The improper argument included references to George Orwell’s dystopian novel 1984 and Oscar Wilde’s book The Picture of Dorian Gray.
Law360 identified the plaintiffs lawyer who made the improper comment as Scott P. Schlesinger of the Schlesinger Law Offices. The appeals court said the counsel improperly:
• Called the R.J. Reynolds Tobacco Co. and Philip Morris USA Inc. a “soulless enterprise of death.”
• Described Mahfuz as a good guy “trying to overcome Big Brother.” The counsel then read a passage from 1984 in which fictional character Winston was about to be tortured. Winston was told: “You must stop imagining that posterity will vindicate you, Winston. Posterity will never hear you. You’ll be lifted clean out of the stream of history.” The counsel then asked jurors to make sure that Mahfuz’s wife is not forgotten.
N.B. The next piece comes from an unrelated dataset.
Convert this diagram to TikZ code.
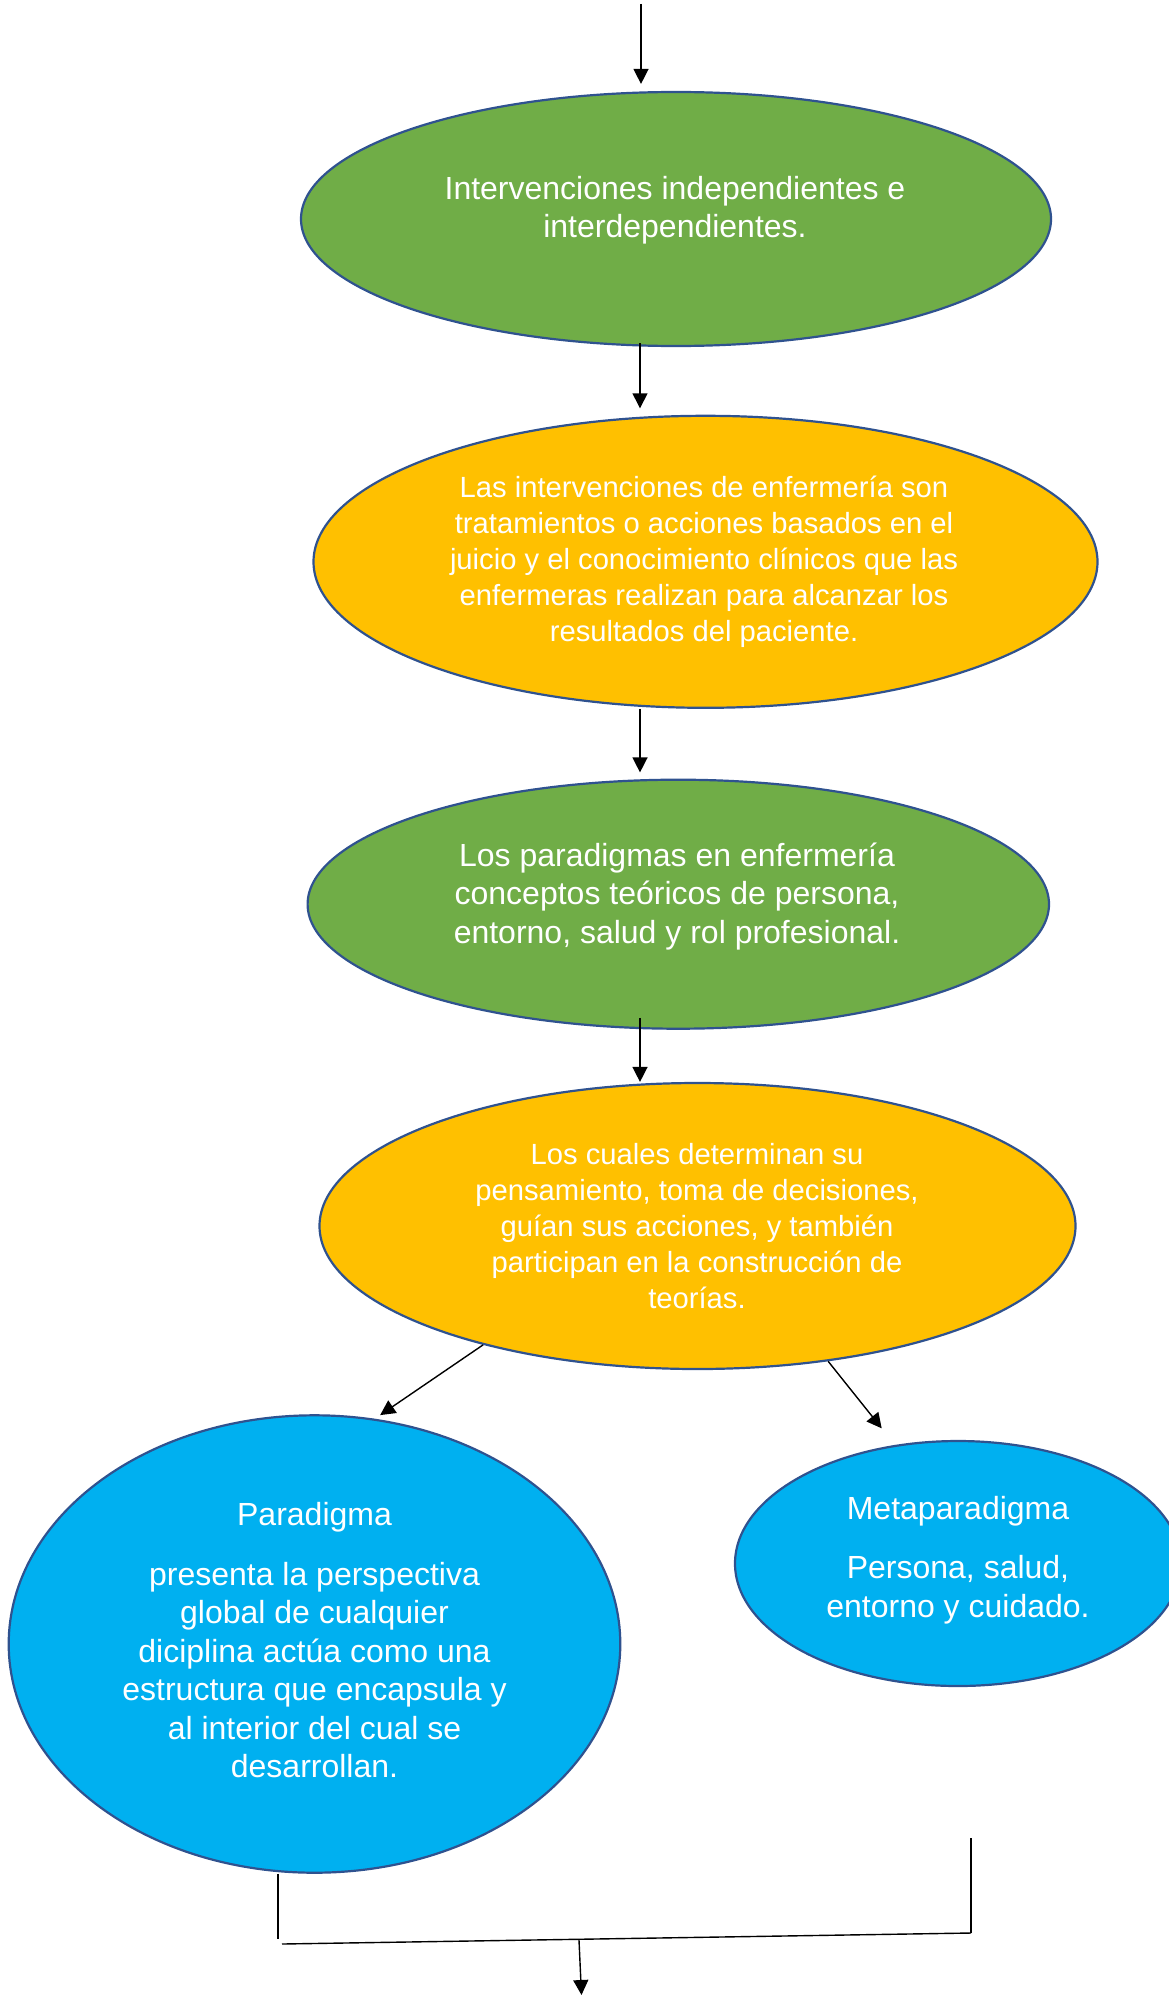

• Compared the tobacco companies to Wilde’s Dorian Gray character, who looks in a mirror and sees things for what they really are. “He’s able to see inside his own self, and he sees that he’s rotten,” the counsel said. He urged jurors to see tobacco companies in the same light, for what they really are, “because they are rotten inside.”
• Told jurors not to “lose sight” of “the evil that men do. … The conduct of these individuals lives on. … Horrors leave shadows, especially carcinogenic horrors.”
A concurring opinion by Judge Robert M. Gross said reversal is required by caselaw, but he thinks the Florida cases “inappropriately deter metaphorical speech.”
Quoting Orwell, Gross said the caselaw encourages “euphemism, question-begging and sheer cloudy vagueness” with imprecise words that “fall upon the facts like soft snow, blurring the outlines and covering up all the details.”
For his part, Gross found the 1984 reference to be “weak and convoluted, hardly the type of argument that would inflame the jurors and cause them to abandon all reason in returning a verdict.”
Kuntz’s opinion didn’t name Schlesinger as the offending lawyer, but he did refer to another appellate opinion finding the 1984 reference to be improper. That opinion said Schlesinger or his firm had made “improper inflammatory closing arguments appealing to passion by trial counsel” in several cases.